Fischer easily wins election to U.S. Senate
November 6th, 2012
Omaha, NE – Republican Deb Fischer will be Nebraska’s next U.S. Senator after defeating former Senator and Governor Bob Kerrey in Tuesday’s election.
It was shortly after 10 p.m. when Fischer strode to the lectern in Lincoln’s Cornhusker Hotel to claim victory.
“Wow,” Fischer said. “Thank you, Nebraska. We did it!”
Fischer, a state senator from Valentine, led Kerrey all night long. Her lead was four percent in the early returns, and it increased to a 58-42 percent margin as the evening wore on. As she claimed victory, Fischer and her supporters were gracious to Kerrey, who had waged an aggressive campaign against her.
“I recently received a call from Bob Kerrey,” Fischer said. “He offered me congratulations, and I thank him.”
“I thank Mr. Kerrey for his service to our country. I thank Mr. Kerrey for his service to our state. And I wish Mr. Kerrey and his family well. Thank you Mr. Kerrey,” she said.
Meanwhile in Omaha, Kerrey was introduced to give his concession speech by his 11-year old son Henry, who told his dad it was “okay that he lost” and said he could always try again. “When you’re playing a video game, it’s not like you just die automatically; you have at least three lives,” he said to laughter.
Kerrey, who campaigned on a pledge to be bipartisan, said the effort had been worthwhile. “We did sound the alarm about a hyper-partisan, dysfunctional Congress, and we offered specific proposals that would make our democracy more just and more likely to produce ways to resolve rather than create conflict,” he said.
“We earned the support of Republican leaders like Chuck Hagel who are equally alarmed and appalled by what they are seeing and what they see happening in our Capitol,” Kerrey added.
For her part, Fischer called for a return to basics. “The prosperity and the security of our nation must be based on a return to first principles,” Fischer said, “principles that are deeply held by all Nebraskans: liberty, freedom, justice, but also personal responsibility, hard work and community.”
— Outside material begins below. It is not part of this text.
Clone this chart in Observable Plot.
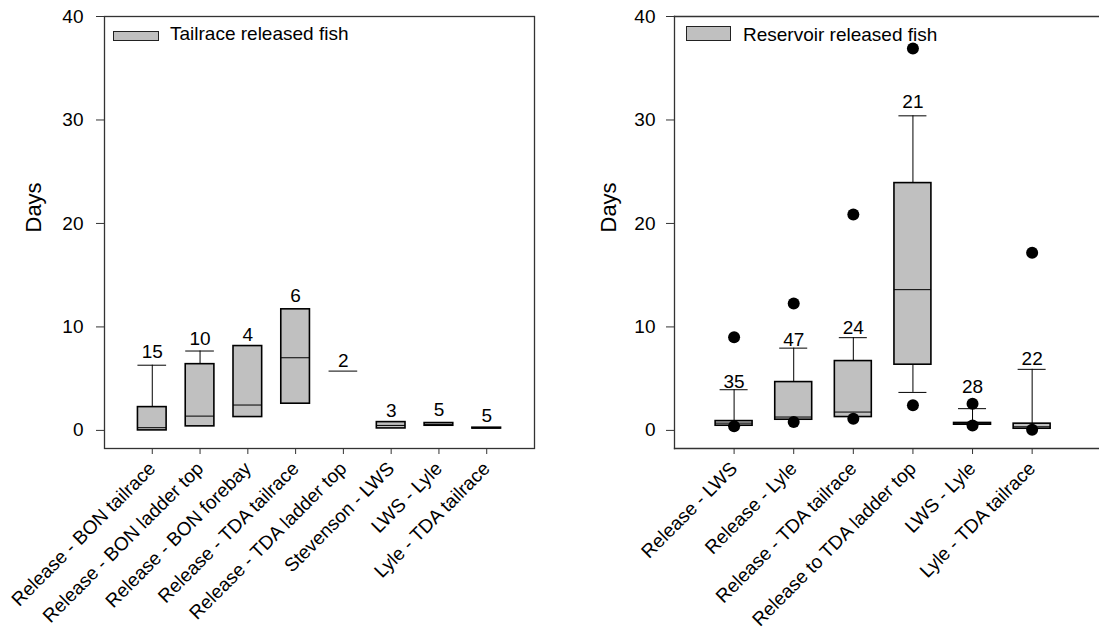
<!DOCTYPE html>
<html><head><meta charset="utf-8">
<script src="https://cdn.jsdelivr.net/npm/d3@7"></script>
<script src="https://cdn.jsdelivr.net/npm/@observablehq/plot@0.6"></script>
<style>
body{margin:0;background:#fff;}
#wrap{position:relative;width:1099px;height:633px;overflow:hidden;font-family:"Liberation Sans",Arial,sans-serif;}
.panel{position:absolute;top:0;}
.legbox{position:absolute;background:#c0c0c0;border:1px solid #222;box-sizing:border-box;}
.legtxt{position:absolute;font-size:19px;line-height:19px;white-space:nowrap;color:#000;}
</style></head><body><div id="wrap"></div>
<script>
// ---- Left panel: tailrace released fish ----
const leftCategories = ["Release - BON tailrace","Release - BON ladder top","Release - BON forebay","Release - TDA tailrace","Release - TDA ladder top","Stevenson - LWS","LWS - Lyle","Lyle - TDA tailrace"];
const leftN      = [15, 10, 4, 6, 2, 3, 5, 5];
const leftQ1     = [0.0, 0.39, 1.29, 2.58, null, 0.19, 0.45, 0.18];
const leftMedian = [0.26, 1.38, 2.45, 7.02, 5.73, 0.48, 0.58, 0.22];
const leftQ3     = [2.25, 6.4, 8.15, 11.7, null, 0.8, 0.71, 0.26];
const leftWhiskerHi = [6.3, 7.67, null, null, null, null, null, null];
const leftWhiskerLo = [null, null, null, null, null, null, null, null];
const leftLabelY = [6.96, 8.3, 8.63, 12.4, 6.1, 1.29, 1.38, 0.8];
const leftOutlierCat = [];
const leftOutlierVal = [];

// ---- Right panel: reservoir released fish ----
const rightCategories = ["Release - LWS","Release - Lyle","Release - TDA tailrace","Release to TDA ladder top","LWS - Lyle","Lyle - TDA tailrace"];
const rightN      = [35, 47, 24, 21, 28, 22];
const rightQ1     = [0.45, 1.03, 1.29, 6.35, 0.55, 0.16];
const rightMedian = [0.7, 1.29, 1.77, 13.6, 0.62, 0.35];
const rightQ3     = [0.9, 4.67, 6.7, 23.9, 0.72, 0.65];
const rightWhiskerHi = [3.93, 7.95, 8.96, 30.4, 2.1, 5.9];
const rightWhiskerLo = [null, null, null, 3.67, null, null];
const rightLabelY = [4.06, 8.2, 9.34, 31.2, 3.6, 6.28];
const rightOutlierCat = [1, 1, 2, 2, 3, 3, 4, 4, 5, 5, 6, 6];
const rightOutlierVal = [9.0, 0.39, 12.27, 0.8, 20.87, 1.13, 36.9, 2.42, 2.58, 0.48, 17.17, 0.07];

const yTicks = [0, 10, 20, 30, 40];

function panel(o) {
  const rows = o.cats.map((c, k) => ({
    i: k + 1, n: o.n[k], q1: o.q1[k], med: o.med[k], q3: o.q3[k],
    hi: o.hi[k], lo: o.lo[k], labelY: o.labelY[k]
  }));
  const outs = o.outCat.map((c, k) => ({i: c, v: o.outVal[k]}));
  const bh = o.boxHalf, ch = o.capHalf;
  const ax = "#333";
  const frames = o.fullFrame
    ? [Plot.frame({stroke: ax, strokeWidth: 1.3})]
    : [Plot.frame({anchor: "left", stroke: ax, strokeWidth: 1.3}),
       Plot.frame({anchor: "top", stroke: ax, strokeWidth: 1.3}),
       Plot.frame({anchor: "bottom", stroke: ax, strokeWidth: 1.3})];
  return Plot.plot({
    width: o.width, height: 633,
    marginLeft: o.marginLeft, marginRight: o.marginRight, marginTop: 16, marginBottom: 185,
    style: {fontFamily: "'Liberation Sans', Arial, sans-serif", fontSize: "19px", color: "#000", background: "transparent"},
    x: {domain: [0, o.xMax]},
    y: {domain: [-1.75, 40]},
    marks: [
      ...frames,
      Plot.axisY({ticks: yTicks, tickSize: 8, tickPadding: o.yPad, label: null, stroke: ax}),
      Plot.axisX({ticks: d3.range(1, o.cats.length + 1), tickFormat: i => o.cats[i - 1], tickRotate: -45, tickSize: 6, tickPadding: 11, label: null, stroke: ax}),
      Plot.ruleX(rows.filter(d => d.hi != null), {x: "i", y1: "q3", y2: "hi", stroke: "#000", strokeWidth: 1}),
      Plot.ruleX(rows.filter(d => d.lo != null), {x: "i", y1: "lo", y2: "q1", stroke: "#000", strokeWidth: 1}),
      Plot.ruleY(rows.filter(d => d.hi != null), {y: "hi", x1: d => d.i - ch, x2: d => d.i + ch, stroke: "#000", strokeWidth: 1}),
      Plot.ruleY(rows.filter(d => d.lo != null), {y: "lo", x1: d => d.i - ch, x2: d => d.i + ch, stroke: "#000", strokeWidth: 1}),
      Plot.rect(rows.filter(d => d.q1 != null), {x1: d => d.i - bh, x2: d => d.i + bh, y1: "q1", y2: "q3", fill: "#c0c0c0", stroke: "#000", strokeWidth: 1.6}),
      Plot.ruleY(rows.filter(d => d.med != null), {y: "med", x1: d => d.i - bh, x2: d => d.i + bh, stroke: "#000", strokeWidth: 1}),
      Plot.dot(outs, {x: "i", y: "v", r: 6, fill: "#000", stroke: "none"}),
      Plot.text(rows, {x: "i", y: "labelY", text: d => String(d.n), lineAnchor: "bottom", fontSize: 19, fill: "#000"}),
      Plot.text(["Days"], {frameAnchor: "left", rotate: -90, dx: o.daysDx, fontSize: 22, fill: "#000"})
    ]
  });
}

const wrap = document.getElementById("wrap");

const left = panel({
  cats: leftCategories, n: leftN, q1: leftQ1, med: leftMedian, q3: leftQ3,
  hi: leftWhiskerHi, lo: leftWhiskerLo, labelY: leftLabelY,
  outCat: leftOutlierCat, outVal: leftOutlierVal,
  xMax: 9, boxHalf: 0.3, capHalf: 0.3, width: 540, marginLeft: 104, marginRight: 6,
  fullFrame: true, daysDx: -71, yPad: 13
});
left.classList.add("panel");
left.style.left = "0px";
wrap.appendChild(left);

const right = panel({
  cats: rightCategories, n: rightN, q1: rightQ1, med: rightMedian, q3: rightQ3,
  hi: rightWhiskerHi, lo: rightWhiskerLo, labelY: rightLabelY,
  outCat: rightOutlierCat, outVal: rightOutlierVal,
  xMax: 7.13, boxHalf: 0.31, capHalf: 0.235, width: 539, marginLeft: 114, marginRight: 0,
  fullFrame: false, daysDx: -66, yPad: 11
});
right.classList.add("panel");
right.style.left = "560px";
wrap.appendChild(right);

// legends
function legend(x, y, w, h, tx, ty, label) {
  const b = document.createElement("div");
  b.className = "legbox";
  Object.assign(b.style, {left: x + "px", top: y + "px", width: w + "px", height: h + "px"});
  wrap.appendChild(b);
  const t = document.createElement("div");
  t.className = "legtxt";
  t.textContent = label;
  Object.assign(t.style, {left: tx + "px", top: ty + "px"});
  wrap.appendChild(t);
}
legend(113, 31, 46, 10, 170, 24, "Tailrace released fish");
legend(686, 26, 45, 15, 743, 25, "Reservoir released fish");
</script>
</body></html>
Erin Fogerty, who worked on Kerrey’s previous campaigns for Senate and for President in 1992, said this campaign had struggled to overcome criticism that he was returning to Nebraska from New York, where he had been a university president, only to run for Senate. “I am surprised at the number of Nebraskans who believe that if you go away to have experiences outside of the state that somehow that prevents you from coming home and being a part of public service,” Fogerty said.
When Fischer takes over from retiring Democratic Senator Ben Nelson in January, it will mark the first time since Jim Exon became governor 42 years ago that no Democrat will hold statewide office in Nebraska. Governor Dave Heineman, a longtime Republican stalwart, was asked what’s changed. “To me, the real difference, and I’ve said this for years, we believe in competitive Primaries,” Heineman said. “Senator Fischer, Senator Johanns, myself, all three Congressmen, we’ve gone through competitive Primaries, that really hasn’t occurred in the Democratic Party. I think that’s hurting them.”
As she closed out her victory speech, Fischer grew emotional. “I thank each of you for giving me your generous support,” she said. “I thank each of you for placing your trust in me. I will not let you down. I will work hard. I will serve you with honesty and integrity.”
“You know what?” she concluded. “We’re going to build a better America. Thank you.”